The resounding advice seems to be, "Try again. Get pregnant again and you will begin to heal." For most of these women, that was possible. I'm not saying it's not possible for me to get pregnant, but I will never be pregnant with his child again. The reality of that nearly destroys me. So I sit here in silence. Alone with my pain. Not sure where to turn or what to say. He and I are still together, but I can't talk to him about it. I feel like the pain is mine alone to carry. The effort of carrying it alone is daunting, exhausting and, at times debilitating. There are days when I think of her and I get through the day in minutes, in small directions issued to myself: Get out of bed; take a shower; try to eat something; drive to work; etc. Which is fine I suppose, but not when you have a child to care for. I find myself neglecting her. Instructing her to go out to play, to get her own snack, to be quiet so I can rest.
I know, if I wanted, I could speak to him about it. That he would listen. Two things prevent me from doing this. For one, I don't know what to say. I want to be able to say, "I miss her", and have that be enough for him to really know what I mean. For two, he and I do not feel the same. He was relieved. He didn't say it, but I could hear it in his voice. Seeing as how when I told him I was pregnant, he said he thought I should have an abortion. So, when I miscarried, his relief was expected. Expected, but still a slap in the face.

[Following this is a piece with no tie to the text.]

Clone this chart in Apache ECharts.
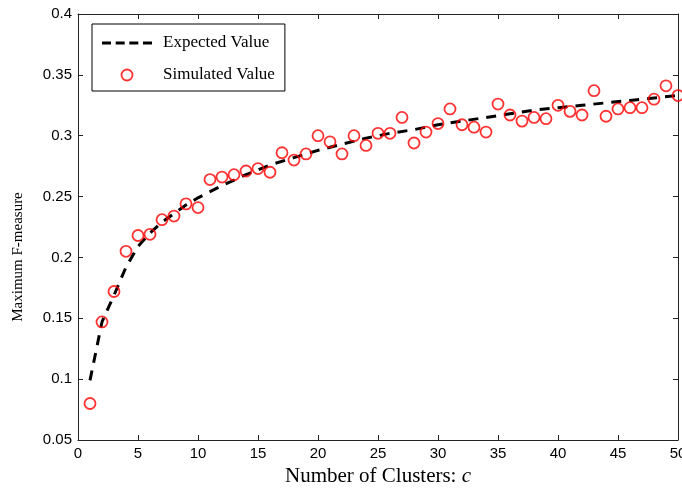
<!DOCTYPE html>
<html>
<head>
<meta charset="utf-8">
<script src="https://cdn.jsdelivr.net/npm/echarts@6/dist/echarts.min.js"></script>
<style>html,body{margin:0;padding:0;background:#fff}#chart{width:682px;height:488px}</style>
</head>
<body>
<div id="chart"></div>
<script>
// Simulated values: cluster count c = 1..50
const simClusters = [1,2,3,4,5,6,7,8,9,10,11,12,13,14,15,16,17,18,19,20,21,22,23,24,25,26,27,28,29,30,31,32,33,34,35,36,37,38,39,40,41,42,43,44,45,46,47,48,49,50];
const simValues = [0.080,0.147,0.172,0.205,0.218,0.219,0.231,0.234,0.244,0.241,
                   0.264,0.266,0.268,0.271,0.273,0.270,0.286,0.280,0.285,0.300,
                   0.295,0.285,0.300,0.292,0.302,0.302,0.315,0.294,0.303,0.310,
                   0.322,0.309,0.307,0.303,0.326,0.317,0.312,0.315,0.314,0.325,
                   0.320,0.317,0.337,0.316,0.322,0.323,0.323,0.330,0.341,0.333];
// Expected value curve, read at these cluster counts
const expClusters = [1,2,3,4,5,6,7,8,9,10,12,14,16,18,20,22,24,26,28,30,32,34,36,38,40,42,44,46,48,50];
const expValues = [0.099,0.147,0.169,0.192,0.209,0.220,0.229,0.236,0.243,0.249,
                   0.259,0.268,0.276,0.282,0.288,0.293,0.298,0.302,0.305,0.309,
                   0.312,0.315,0.318,0.321,0.323,0.325,0.327,0.329,0.331,0.333];
const xTicks = {min: 0, max: 50, interval: 5};
const yTicks = {min: 0.05, max: 0.4, interval: 0.05};

const chart = echarts.init(document.getElementById('chart'), null, {renderer: 'canvas'});
const axisColor = '#222';
const serif = '"Liberation Serif", "DejaVu Serif", serif';
const sans = '"Liberation Sans", Arial, sans-serif';

const baseX = {
  type: 'value', min: xTicks.min, max: xTicks.max, interval: xTicks.interval,
  axisLine: {show: true, onZero: false, lineStyle: {color: axisColor, width: 1}},
  axisTick: {show: true, inside: true, length: 5, lineStyle: {color: axisColor}},
  splitLine: {show: false}
};
const baseY = {
  type: 'value', min: yTicks.min, max: yTicks.max, interval: yTicks.interval,
  axisLine: {show: true, onZero: false, lineStyle: {color: axisColor, width: 1}},
  axisTick: {show: true, inside: true, length: 5, lineStyle: {color: axisColor}},
  splitLine: {show: false}
};

chart.setOption({
  animation: false,
  backgroundColor: '#fff',
  grid: {left: 78, right: 4, top: 14, bottom: 48, containLabel: false, outerBoundsMode: 'none'},
  xAxis: [
    Object.assign({}, baseX, {
      position: 'bottom',
      axisLabel: {color: '#000', fontSize: 15, fontFamily: sans, margin: 6},
      name: 'Number of Clusters: {i|c}',
      nameLocation: 'middle', nameGap: 19,
      nameTextStyle: {color: '#000', fontSize: 21, fontFamily: serif,
        rich: {i: {fontStyle: 'italic', fontSize: 21, fontFamily: serif, color: '#000'}}}
    }),
    Object.assign({}, baseX, {position: 'top', axisLabel: {show: false}})
  ],
  yAxis: [
    Object.assign({}, baseY, {
      position: 'left',
      axisLabel: {color: '#000', fontSize: 15, fontFamily: sans, margin: 6},
      name: 'Maximum F-measure',
      nameLocation: 'middle', nameGap: 52,
      nameTextStyle: {color: '#000', fontSize: 15, fontFamily: serif, padding: [0, 60, 0, 0]}
    }),
    Object.assign({}, baseY, {position: 'right', axisLabel: {show: false}})
  ],
  legend: {
    left: 92, top: 24,
    orient: 'vertical',
    backgroundColor: '#fff',
    borderColor: '#000', borderWidth: 1,
    padding: [9, 10, 6, 10],
    itemWidth: 50, itemHeight: 11, itemGap: 12,
    textStyle: {color: '#000', fontSize: 17, fontFamily: serif, lineHeight: 20, padding: [0, 0, 0, 6]},
    data: [
      {name: 'Expected Value',
       icon: 'path://M0,0h9v3h-9z M13.67,0h9v3h-9z M27.33,0h9v3h-9z M41,0h9v3h-9z',
       itemStyle: {color: '#000', borderWidth: 0}},
      {name: 'Simulated Value', icon: 'circle',
       itemStyle: {color: 'rgba(0,0,0,0)', borderColor: '#ff0000', borderWidth: 1.8}}
    ]
  },
  series: [
    {
      name: 'Expected Value', type: 'line',
      xAxisIndex: 0, yAxisIndex: 0,
      data: expClusters.map((c, i) => [c, expValues[i]]),
      showSymbol: false, symbol: 'none', smooth: false,
      lineStyle: {color: '#000', width: 3, type: [10, 8]},
      itemStyle: {color: '#000'},
      z: 2
    },
    {
      name: 'Simulated Value', type: 'scatter',
      xAxisIndex: 0, yAxisIndex: 0,
      data: simClusters.map((c, i) => [c, simValues[i]]),
      symbol: 'circle', symbolSize: 11,
      itemStyle: {color: 'rgba(0,0,0,0)', borderColor: '#ff0000', borderWidth: 1.8},
      z: 3
    }
  ]
});
</script>
</body>
</html>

I lost her in November of 2006. For thirty months I have been apologizing to her. For thirty months I have been trying to figure out where she is. I don't believe in heaven, but I also don't believe that we just disappear into the ether. So...where is she? Where is my baby? When does the pain ease? I would think that after this long, it would lessen. It hasn't. The grief is there, as present as it was from day one. If I sit too long, if I think about it too much, the grief will swallow me. If I am honest, sometimes I want it to. Sometimes I want the darkness to wash over me, to wrap it's vicious arms around me and drag me through the trenches. Because when I am there, when I am that consumed with the pain and the grief, that is when I feel closest to her.
When will I let myself off the hook? Also, how do I do it?